WHAT YOU HAVE TO DO — Set the listing down again exactly, please, apart from its pictures.

DATA BLOCK —
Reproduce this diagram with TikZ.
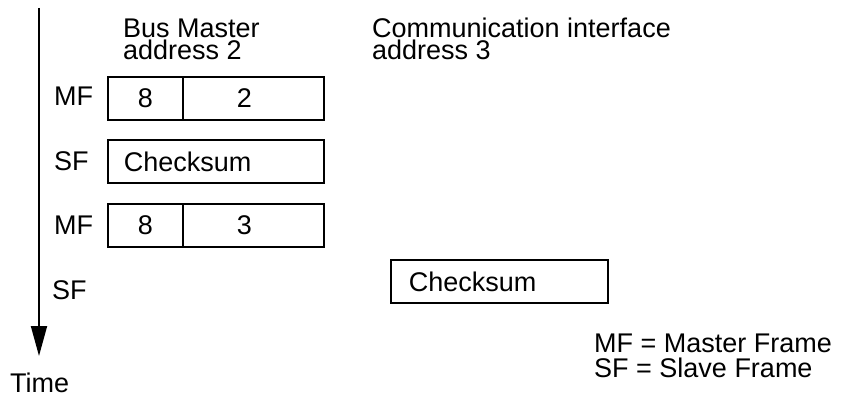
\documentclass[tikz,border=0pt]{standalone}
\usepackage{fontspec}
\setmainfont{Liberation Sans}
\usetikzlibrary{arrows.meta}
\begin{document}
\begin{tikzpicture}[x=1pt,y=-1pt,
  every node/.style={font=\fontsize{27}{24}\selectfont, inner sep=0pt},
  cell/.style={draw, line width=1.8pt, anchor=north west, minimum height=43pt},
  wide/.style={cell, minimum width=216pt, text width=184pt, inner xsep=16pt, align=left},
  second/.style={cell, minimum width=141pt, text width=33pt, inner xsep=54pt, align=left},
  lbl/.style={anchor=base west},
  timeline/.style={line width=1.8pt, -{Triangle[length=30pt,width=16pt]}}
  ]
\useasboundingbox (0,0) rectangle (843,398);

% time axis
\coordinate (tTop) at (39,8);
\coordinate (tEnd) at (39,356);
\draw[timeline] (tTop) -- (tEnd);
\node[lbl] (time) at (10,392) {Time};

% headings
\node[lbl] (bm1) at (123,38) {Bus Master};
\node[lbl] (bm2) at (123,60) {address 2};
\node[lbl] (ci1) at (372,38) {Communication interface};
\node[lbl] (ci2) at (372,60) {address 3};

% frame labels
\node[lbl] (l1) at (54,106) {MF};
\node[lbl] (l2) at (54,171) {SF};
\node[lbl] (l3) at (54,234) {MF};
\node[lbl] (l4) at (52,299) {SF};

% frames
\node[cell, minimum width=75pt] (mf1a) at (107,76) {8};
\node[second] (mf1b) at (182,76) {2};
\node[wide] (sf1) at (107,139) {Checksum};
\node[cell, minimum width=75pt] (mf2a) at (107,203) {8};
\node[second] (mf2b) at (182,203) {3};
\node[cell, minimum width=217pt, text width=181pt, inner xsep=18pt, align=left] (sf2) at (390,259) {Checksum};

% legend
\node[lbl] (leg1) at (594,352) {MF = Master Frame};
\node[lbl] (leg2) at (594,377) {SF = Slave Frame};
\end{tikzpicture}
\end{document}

REPLY —
Reproduce this diagram with TikZ.
\documentclass[tikz,border=0pt]{standalone}
\usepackage{fontspec}
\setmainfont{Liberation Sans}
\usetikzlibrary{arrows.meta}
\begin{document}
\begin{tikzpicture}[x=1pt,y=-1pt,
  every node/.style={font=\fontsize{27}{24}\selectfont, inner sep=0pt},
  cell/.style={draw, line width=1.8pt, anchor=north west, minimum height=43pt},
  wide/.style={cell, minimum width=216pt, text width=184pt, inner xsep=16pt, align=left},
  second/.style={cell, minimum width=141pt, text width=33pt, inner xsep=54pt, align=left},
  lbl/.style={anchor=base west},
  timeline/.style={line width=1.8pt, -{Triangle[length=30pt,width=16pt]}}
  ]
\useasboundingbox (0,0) rectangle (843,398);

% time axis
\coordinate (tTop) at (39,8);
\coordinate (tEnd) at (39,356);
\draw[timeline] (tTop) -- (tEnd);
\node[lbl] (time) at (10,392) {Time};

% headings
\node[lbl] (bm1) at (123,38) {Bus Master};
\node[lbl] (bm2) at (123,60) {address 2};
\node[lbl] (ci1) at (372,38) {Communication interface};
\node[lbl] (ci2) at (372,60) {address 3};

% frame labels
\node[lbl] (l1) at (54,106) {MF};
\node[lbl] (l2) at (54,171) {SF};
\node[lbl] (l3) at (54,234) {MF};
\node[lbl] (l4) at (52,299) {SF};

% frames
\node[cell, minimum width=75pt] (mf1a) at (107,76) {8};
\node[second] (mf1b) at (182,76) {2};
\node[wide] (sf1) at (107,139) {Checksum};
\node[cell, minimum width=75pt] (mf2a) at (107,203) {8};
\node[second] (mf2b) at (182,203) {3};
\node[cell, minimum width=217pt, text width=181pt, inner xsep=18pt, align=left] (sf2) at (390,259) {Checksum};

% legend
\node[lbl] (leg1) at (594,352) {MF = Master Frame};
\node[lbl] (leg2) at (594,377) {SF = Slave Frame};
\end{tikzpicture}
\end{document}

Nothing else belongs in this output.